***** Data segment *****

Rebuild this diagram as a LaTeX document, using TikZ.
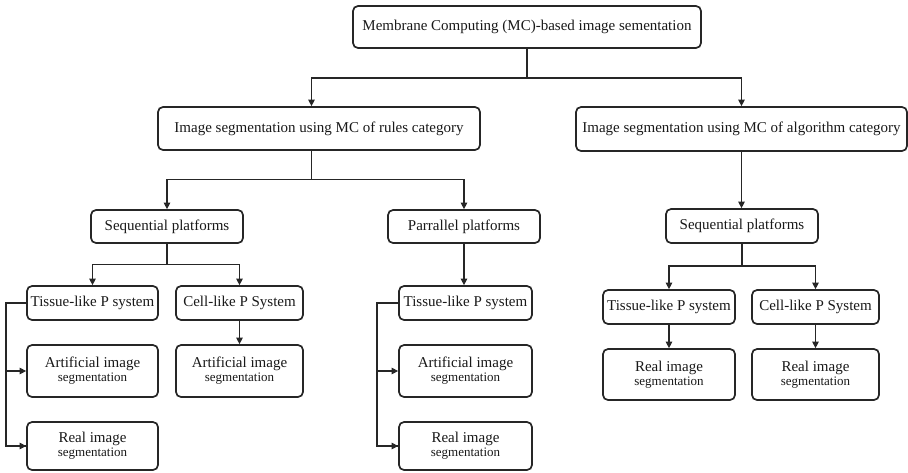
\documentclass[tikz,border=0pt]{standalone}
\usepackage{fontspec}
\setmainfont{Liberation Serif}
\usetikzlibrary{arrows.meta}
\newcommand{\subline}[1]{{\fontsize{13}{15}\selectfont #1}}
\begin{document}
\begin{tikzpicture}[x=1pt,y=-1pt,
  box/.style={draw=black!85, line width=1.7pt, rounded corners=5pt, fill=white,
    inner sep=0pt, align=center, font=\fontsize{15}{17}\selectfont, text=black!90},
  conn/.style={draw=black!85, line width=1.1pt},
  arr/.style={conn, -{Triangle[length=6.5pt,width=6.5pt]}}]
\useasboundingbox (0,0) rectangle (908,472);

% level 1
\node[box, minimum width=348pt, minimum height=42pt] (top) at (527,27)
  {Membrane Computing (MC)-based image sementation};

% level 2
\node[box, minimum width=322pt, minimum height=43pt] (rules) at (319,128.5)
  {Image segmentation using MC of rules category};
\node[box, minimum width=331pt, minimum height=44pt] (algo) at (741.5,129)
  {Image segmentation using MC of algorithm category};

% level 3
\node[box, minimum width=152pt, minimum height=33pt] (seqA) at (167,226.5) {Sequential platforms};
\node[box, minimum width=152pt, minimum height=33pt] (par) at (464,226.5) {Parrallel platforms};
\node[box, minimum width=152pt, minimum height=34pt] (seqB) at (742,226) {Sequential platforms};

% level 4, rules / sequential
\node[box, minimum width=131pt, minimum height=34pt] (tisA) at (92.5,303) {Tissue-like P system};
\node[box, minimum width=127pt, minimum height=34pt] (celA) at (239.5,303) {Cell-like P System};
\node[box, minimum width=131pt, minimum height=52pt] (artA) at (92.5,371)
  {Artificial image\\[-3pt]\subline{segmentation}};
\node[box, minimum width=127pt, minimum height=52pt] (artB) at (239.5,371)
  {Artificial image\\[-3pt]\subline{segmentation}};
\node[box, minimum width=131pt, minimum height=48pt] (realA) at (92.5,446)
  {Real image\\[-3pt]\subline{segmentation}};

% level 4, rules / parallel
\node[box, minimum width=133pt, minimum height=34pt] (tisB) at (465.5,303) {Tissue-like P system};
\node[box, minimum width=133pt, minimum height=52pt] (artC) at (465.5,371)
  {Artificial image\\[-3pt]\subline{segmentation}};
\node[box, minimum width=133pt, minimum height=48pt] (realB) at (465.5,446)
  {Real image\\[-3pt]\subline{segmentation}};

% level 4, algorithm / sequential
\node[box, minimum width=132pt, minimum height=34pt] (tisC) at (669,307) {Tissue-like P system};
\node[box, minimum width=127pt, minimum height=34pt] (celC) at (815.5,307) {Cell-like P System};
\node[box, minimum width=132pt, minimum height=51pt] (realC) at (669,374.5)
  {Real image\\[-3pt]\subline{segmentation}};
\node[box, minimum width=127pt, minimum height=51pt] (realD) at (815.5,374.5)
  {Real image\\[-3pt]\subline{segmentation}};

% junction points
\coordinate (j1) at (527,78);
\coordinate (j2) at (311.5,179.5);
\coordinate (j3) at (167,264.5);
\coordinate (j4) at (742,266);
\coordinate (bA) at (6,303);
\coordinate (bB) at (377,303);

% connectors
\draw[conn] (top.south) -- (j1);
\draw[arr] (j1) -| ([xshift=-7.5pt]rules.north);
\draw[arr] (j1) -| (algo.north);

\draw[conn] ([xshift=-7.5pt]rules.south) -- (j2);
\draw[arr] (j2) -| (seqA.north);
\draw[arr] (j2) -| (par.north);

\draw[conn] (seqA.south) -- (j3);
\draw[arr] (j3) -| (tisA.north);
\draw[arr] (j3) -| (celA.north);
\draw[arr] (celA.south) -- (artB.north);

\draw[arr] (par.south) -- (par.south |- tisB.north);

\draw[arr] (algo.south) -- (algo.south |- seqB.north);
\draw[conn] (seqB.south) -- (j4);
\draw[arr] (j4) -| (tisC.north);
\draw[arr] (j4) -| (celC.north);
\draw[arr] (tisC.south) -- (realC.north);
\draw[arr] (celC.south) -- (realD.north);

% side brackets from the tissue-like boxes
\draw[conn] (tisA.west) -- (bA) |- (realA.west);
\draw[arr] (bA) |- (artA.west);
\draw[arr] (bA |- realA.west) -- (realA.west);
\draw[conn] (tisB.west) -- (bB) |- (realB.west);
\draw[arr] (bB) |- (artC.west);
\draw[arr] (bB |- realB.west) -- (realB.west);
\end{tikzpicture}
\end{document}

*****

### Problem
Make an exact copy of the listing above. Do not include the pictures.

### Solution to this task
Rebuild this diagram as a LaTeX document, using TikZ.
\documentclass[tikz,border=0pt]{standalone}
\usepackage{fontspec}
\setmainfont{Liberation Serif}
\usetikzlibrary{arrows.meta}
\newcommand{\subline}[1]{{\fontsize{13}{15}\selectfont #1}}
\begin{document}
\begin{tikzpicture}[x=1pt,y=-1pt,
  box/.style={draw=black!85, line width=1.7pt, rounded corners=5pt, fill=white,
    inner sep=0pt, align=center, font=\fontsize{15}{17}\selectfont, text=black!90},
  conn/.style={draw=black!85, line width=1.1pt},
  arr/.style={conn, -{Triangle[length=6.5pt,width=6.5pt]}}]
\useasboundingbox (0,0) rectangle (908,472);

% level 1
\node[box, minimum width=348pt, minimum height=42pt] (top) at (527,27)
  {Membrane Computing (MC)-based image sementation};

% level 2
\node[box, minimum width=322pt, minimum height=43pt] (rules) at (319,128.5)
  {Image segmentation using MC of rules category};
\node[box, minimum width=331pt, minimum height=44pt] (algo) at (741.5,129)
  {Image segmentation using MC of algorithm category};

% level 3
\node[box, minimum width=152pt, minimum height=33pt] (seqA) at (167,226.5) {Sequential platforms};
\node[box, minimum width=152pt, minimum height=33pt] (par) at (464,226.5) {Parrallel platforms};
\node[box, minimum width=152pt, minimum height=34pt] (seqB) at (742,226) {Sequential platforms};

% level 4, rules / sequential
\node[box, minimum width=131pt, minimum height=34pt] (tisA) at (92.5,303) {Tissue-like P system};
\node[box, minimum width=127pt, minimum height=34pt] (celA) at (239.5,303) {Cell-like P System};
\node[box, minimum width=131pt, minimum height=52pt] (artA) at (92.5,371)
  {Artificial image\\[-3pt]\subline{segmentation}};
\node[box, minimum width=127pt, minimum height=52pt] (artB) at (239.5,371)
  {Artificial image\\[-3pt]\subline{segmentation}};
\node[box, minimum width=131pt, minimum height=48pt] (realA) at (92.5,446)
  {Real image\\[-3pt]\subline{segmentation}};

% level 4, rules / parallel
\node[box, minimum width=133pt, minimum height=34pt] (tisB) at (465.5,303) {Tissue-like P system};
\node[box, minimum width=133pt, minimum height=52pt] (artC) at (465.5,371)
  {Artificial image\\[-3pt]\subline{segmentation}};
\node[box, minimum width=133pt, minimum height=48pt] (realB) at (465.5,446)
  {Real image\\[-3pt]\subline{segmentation}};

% level 4, algorithm / sequential
\node[box, minimum width=132pt, minimum height=34pt] (tisC) at (669,307) {Tissue-like P system};
\node[box, minimum width=127pt, minimum height=34pt] (celC) at (815.5,307) {Cell-like P System};
\node[box, minimum width=132pt, minimum height=51pt] (realC) at (669,374.5)
  {Real image\\[-3pt]\subline{segmentation}};
\node[box, minimum width=127pt, minimum height=51pt] (realD) at (815.5,374.5)
  {Real image\\[-3pt]\subline{segmentation}};

% junction points
\coordinate (j1) at (527,78);
\coordinate (j2) at (311.5,179.5);
\coordinate (j3) at (167,264.5);
\coordinate (j4) at (742,266);
\coordinate (bA) at (6,303);
\coordinate (bB) at (377,303);

% connectors
\draw[conn] (top.south) -- (j1);
\draw[arr] (j1) -| ([xshift=-7.5pt]rules.north);
\draw[arr] (j1) -| (algo.north);

\draw[conn] ([xshift=-7.5pt]rules.south) -- (j2);
\draw[arr] (j2) -| (seqA.north);
\draw[arr] (j2) -| (par.north);

\draw[conn] (seqA.south) -- (j3);
\draw[arr] (j3) -| (tisA.north);
\draw[arr] (j3) -| (celA.north);
\draw[arr] (celA.south) -- (artB.north);

\draw[arr] (par.south) -- (par.south |- tisB.north);

\draw[arr] (algo.south) -- (algo.south |- seqB.north);
\draw[conn] (seqB.south) -- (j4);
\draw[arr] (j4) -| (tisC.north);
\draw[arr] (j4) -| (celC.north);
\draw[arr] (tisC.south) -- (realC.north);
\draw[arr] (celC.south) -- (realD.north);

% side brackets from the tissue-like boxes
\draw[conn] (tisA.west) -- (bA) |- (realA.west);
\draw[arr] (bA) |- (artA.west);
\draw[arr] (bA |- realA.west) -- (realA.west);
\draw[conn] (tisB.west) -- (bB) |- (realB.west);
\draw[arr] (bB) |- (artC.west);
\draw[arr] (bB |- realB.west) -- (realB.west);
\end{tikzpicture}
\end{document}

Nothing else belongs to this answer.